Это явление также известно под названием «эффект спада». Мы сталкиваемся с ним снова и снова в процессе исследований. Чем тщательнее и масштабнее исследование, тем незначительнее реальный вклад активного вещества. Более ранние исследования, особенно небольшие пилотные, часто показывали более высокие результаты, тем самым поощряя пациентов и врачей использовать лекарство. Обычно такие мелкие исследования были недостаточными для FDA (организации по контролю за качеством продуктов и медикаментов США) и в целом для принятия обществом; поэтому за ними следовали все более и более крупные исследования, при проведении которых достоверность уменьшается. Когда вы соединяете результаты этих работ с помощью метаанализа, очень часто эффект становится настолько незначительным, что признается несущественным на практике.

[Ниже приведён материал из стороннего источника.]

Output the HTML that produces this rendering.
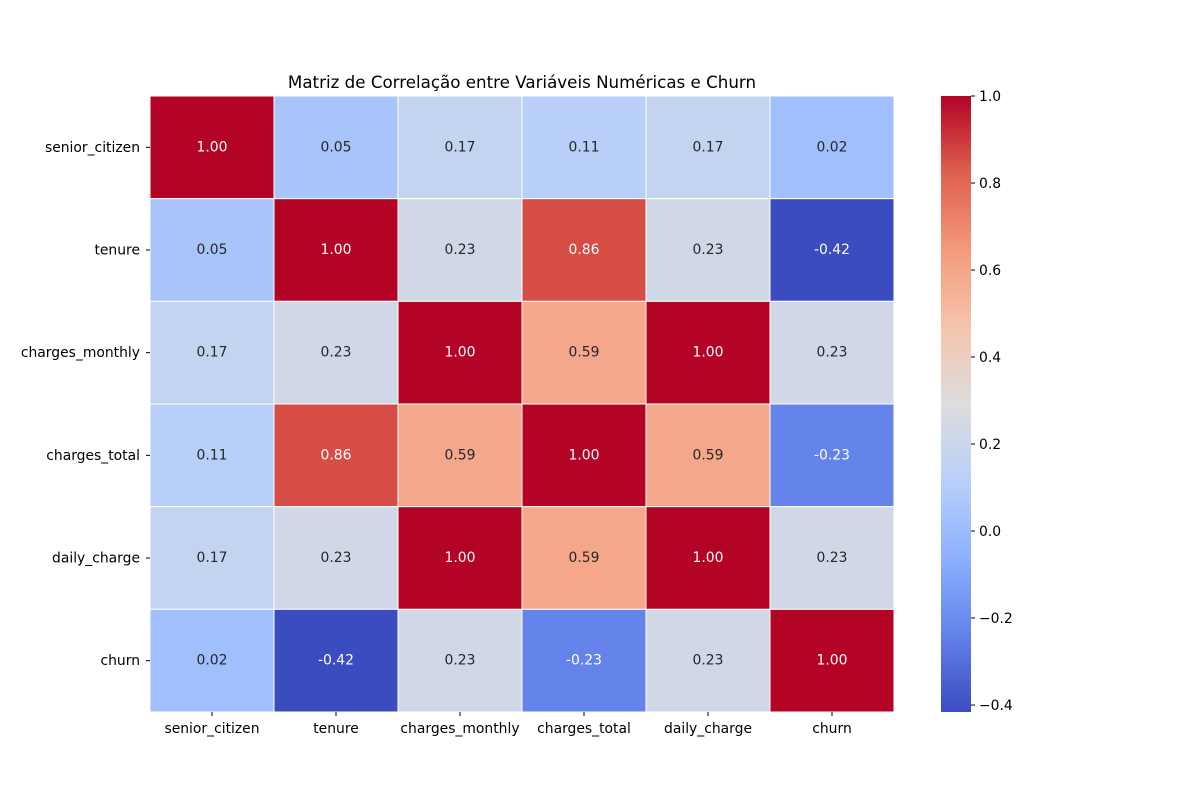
<!DOCTYPE html>
<html><head><meta charset="utf-8"><style>
html,body{margin:0;padding:0;background:#fff;}
svg text{font-family:"DejaVu Sans","Liberation Sans",sans-serif;}
</style></head><body>
<svg id="chart" width="1200" height="800" xmlns="http://www.w3.org/2000/svg">
<text x="522" y="88" font-size="16.7" text-anchor="middle" fill="#000">Matriz de Correlação entre Variáveis Numéricas e Churn</text>
<g id="cells"></g>
<g id="xlabels"></g>
<g id="ylabels"></g>
<defs><linearGradient id="cbgrad" x1="0" y1="1" x2="0" y2="0"></linearGradient></defs>
<rect x="941" y="96" width="30" height="616" fill="url(#cbgrad)"/>
<g id="cbticks"></g>
</svg>
<script>
const labels = ["senior_citizen","tenure","charges_monthly","charges_total","daily_charge","churn"];
const row0 = [1.00,0.05,0.17,0.11,0.17,0.02];
const row1 = [0.05,1.00,0.23,0.86,0.23,-0.42];
const row2 = [0.17,0.23,1.00,0.59,1.00,0.23];
const row3 = [0.11,0.86,0.59,1.00,0.59,-0.23];
const row4 = [0.17,0.23,1.00,0.59,1.00,0.23];
const row5 = [0.02,-0.42,0.23,-0.23,0.23,1.00];
const matrix = [row0,row1,row2,row3,row4,row5];
const cbTicks = [-0.4,-0.2,0.0,0.2,0.4,0.6,0.8,1.0];
const vmin = -0.416, vmax = 1.0;

const NS = "http://www.w3.org/2000/svg";
const X0 = 150, X1 = 894, Y0 = 96, Y1 = 712;
const cw = (X1-X0)/labels.length, ch = (Y1-Y0)/labels.length;
const cmap = [[59,76,192],[98,130,234],[141,176,254],[184,208,249],[221,221,221],[245,196,173],[244,154,123],[222,96,77],[180,4,38]];
function color(v){
  let t = Math.max(0,Math.min(1,(v-vmin)/(vmax-vmin)))*(cmap.length-1);
  let i = Math.min(Math.floor(t), cmap.length-2), f = t-i;
  return cmap[i].map((a,k)=>Math.round(a+(cmap[i+1][k]-a)*f));
}
function lum(c){const l=c.map(x=>{x/=255;return x<=0.03928?x/12.92:Math.pow((x+0.055)/1.055,2.4)});return 0.2126*l[0]+0.7152*l[1]+0.0722*l[2];}
function mk(tag, attrs, parent){const e=document.createElementNS(NS,tag);for(const k in attrs)e.setAttribute(k,attrs[k]);parent.appendChild(e);return e;}
const cells = document.getElementById('cells');
matrix.forEach((row,r)=>row.forEach((v,c)=>{
  const col = color(v);
  const rect = mk('rect',{x:X0+c*cw,y:Y0+r*ch,width:cw,height:ch,fill:`rgb(${col})`,stroke:'#fff','stroke-width':1},cells);
  
  
  const t = mk('text',{x:X0+(c+0.5)*cw,y:Y0+(r+0.5)*ch+4,'font-size':13.9,'text-anchor':'middle',fill:lum(col)<0.408?'#fff':'#262626'},cells);
  t.textContent = v.toFixed(2);
  
  
}));
const xl = document.getElementById('xlabels'), yl = document.getElementById('ylabels');
labels.forEach((l,i)=>{
  mk('line',{x1:X0+(i+0.5)*cw,x2:X0+(i+0.5)*cw,y1:Y1,y2:Y1+4,stroke:'#000'},xl);
  const t = mk('text',{x:X0+(i+0.5)*cw,y:Y1+21,'font-size':13.9,'text-anchor':'middle',fill:'#000'},xl);
  t.textContent = l;
  
  
  mk('line',{x1:X0-4,x2:X0,y1:Y0+(i+0.5)*ch,y2:Y0+(i+0.5)*ch,stroke:'#000'},yl);
  const u = mk('text',{x:X0-10,y:Y0+(i+0.5)*ch+4.5,'font-size':13.9,'text-anchor':'end',fill:'#000'},yl);
  u.textContent = l;
  
  
});
const grad = document.getElementById('cbgrad');
cmap.forEach((c,i)=>mk('stop',{offset:(i/(cmap.length-1)),'stop-color':`rgb(${c})`},grad));
const cbt = document.getElementById('cbticks');
cbTicks.forEach(v=>{
  const y = Y1-(v-vmin)/(vmax-vmin)*(Y1-Y0);
  mk('line',{x1:971,x2:975,y1:y,y2:y,stroke:'#000'},cbt);
  const t = mk('text',{x:979,y:y+5,'font-size':13.9,fill:'#000'},cbt);
  t.textContent = (v<0?'\u2212':'')+Math.abs(v).toFixed(1);
  
  
});
</script>
</body></html>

Более того, даже эффективность доказанных лекарств часто не может быть подтверждена, когда их забирают из рук первоначальных инвесторов. Эта проблема «воспроизведения эффективности» широкого освещалась доктором Джоном Иоаннидисом, главой медицинского факультета в Стэнфорде, и многими другими. В поразительном анализе клинических исследований, опубликованном в JAMA в 2012, Иоаннидис показал, что лишь треть всех полученных доказанных результатов может впоследствии быть повторена и подтверждена. Не только в пилотных испытаниях наблюдалась такая проблема: то же самое происходило и с проверенными терапиями — как, например, с теми антидепрессантами, которые я прописывал Саре. Вскоре другие стали обращать внимание на исследования вне медицины, и оказалось, что проблема воспроизведения результатов была свойственна всей науке в целом. Даже лабораторные испытания — в которых мы можем контролировать намного больше факторов, чем в клинических исследованиях — могут повторить только от 30 до 40 % своих результатов. «Эффект спада» показывает, что изначальные данные часто сокращаются или вообще обнуляются, и сложно воспроизвести результаты даже тех исследований, которые нам кажутся доказанными. Если кто-то другой пытается их повторить, часто действие активного вещества пропадает. Остаются только второстепенные, незначительные факторы, которые приписывают эффекту плацебо. Я предпочитаю называть их «эффекты значимости», ведь благодаря им действительно происходит исцеление.